Some say you can’t hang your washing out on a Sunday in Germany, some say that no longer applies and other say yes, but only in small towns or villages.

One upon which everyone seems to agree is the consequence of being drunk on a cycle—being British I always thought this was the best and least law-breaking mode of transport after a long stint in the pub.

Not here in Germany, not only can you be fined and perhaps be subject to some psychological assessment, but they can actually put points on your car driving license!

In Britain there is a remote possibility of being fined if you are drunk in charge of a cycle and indeed the same law applies to being drunk in charge of a cow but being drunk in charge of either does not affect your driving license.

Smoking is bad for your health, but in Germany it seems the disposal of the cigarette butt is far riskier. Staying for a weekend in a friends’ 14 floor apartment in Königswinter just over the Rhine from Bonn, a strong wind blew a cigarette butt of mine onto the balcony below.

Within five minutes the bell rang to reveal a woman, backed up by some serious, grim-faced muscle (boyfriend or night club bouncer, who knows), her face throbbing and twitching with anger, cigarette butt ritual-like in a napkin held by her shaking hands, demanding an explanation.

Apologies, open gestures, I received the said cigarette butt like the corpse of a demented relative, ready for humane disposal: „So sorry, will never happen again.“

Calm restored I returned to the balcony to find the wind had flicked my eldest son’s stubbed-out cigarette high into the air where it landed on the angry lady’s sun blind below and was being lifted by gusts and bouncing ever closer to her balcony.

In the UK we would have thought nothing of it. But now, newly in Germany, desperate situations required desperate measures.

Too far for me to reach, I grabbed the vacuum cleaner and stretched out with its long handle staring 14 floors down to oblivion, as my son grabbed my legs from behind and we switched on the suction.

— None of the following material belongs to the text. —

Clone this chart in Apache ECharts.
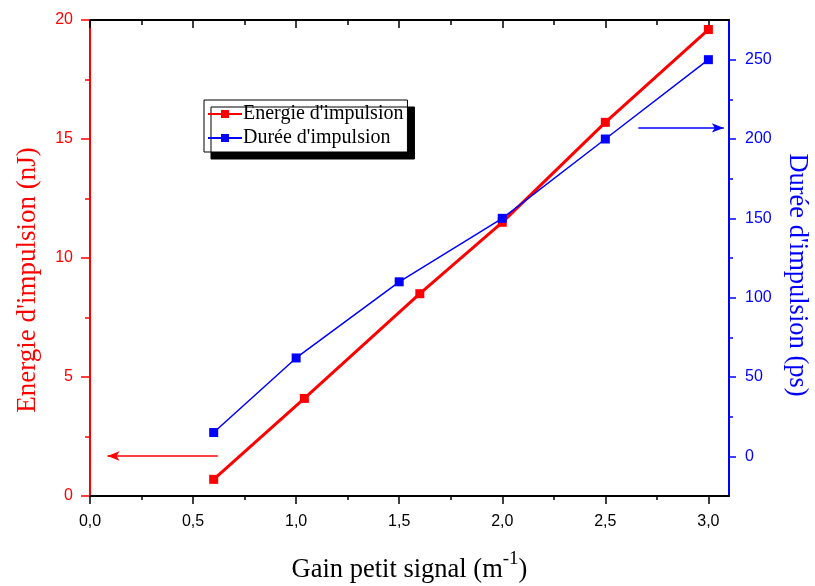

After several increasingly tense attempts I managed to suck the floating butt out of the air just before either it, or I, plummeted onto the balcony or (in my case worse) the street far below.

You had infringed her privacy, I was told by a German friend (a bit like the chained bicycle and the Chinese medicine lady).

‘I would have infringed a lot more people’s bloody privacy, if I had fallen 14 floors onto the customers of a coffee shop on the street below as they tucked into their Kaffee and Kuchen,” I snorted.

Not that the British do not have strange laws, customs and peculiarities of their own, some of which date back centuries.

Just to even things out — how crazy is this? In England a little known law says that you can be arrested for being drunk in a pub — if you pause for a moment at the complete absurdity of that proposition, it would make even the most humourless person crinkle in mirth.

I mean a hospital, a bakery, a tropical fish shop, a flea market selling second hand Hawaiian sex aids — but a pub!

Not that it is apparently ever much enforced. Because if it was, half of the UK population would be in jail come Saturday night, mowing machines would fall silent, hedge clippers would lay idle and British gardens would be as untended and as peaceful as those in Germany on a Sunday.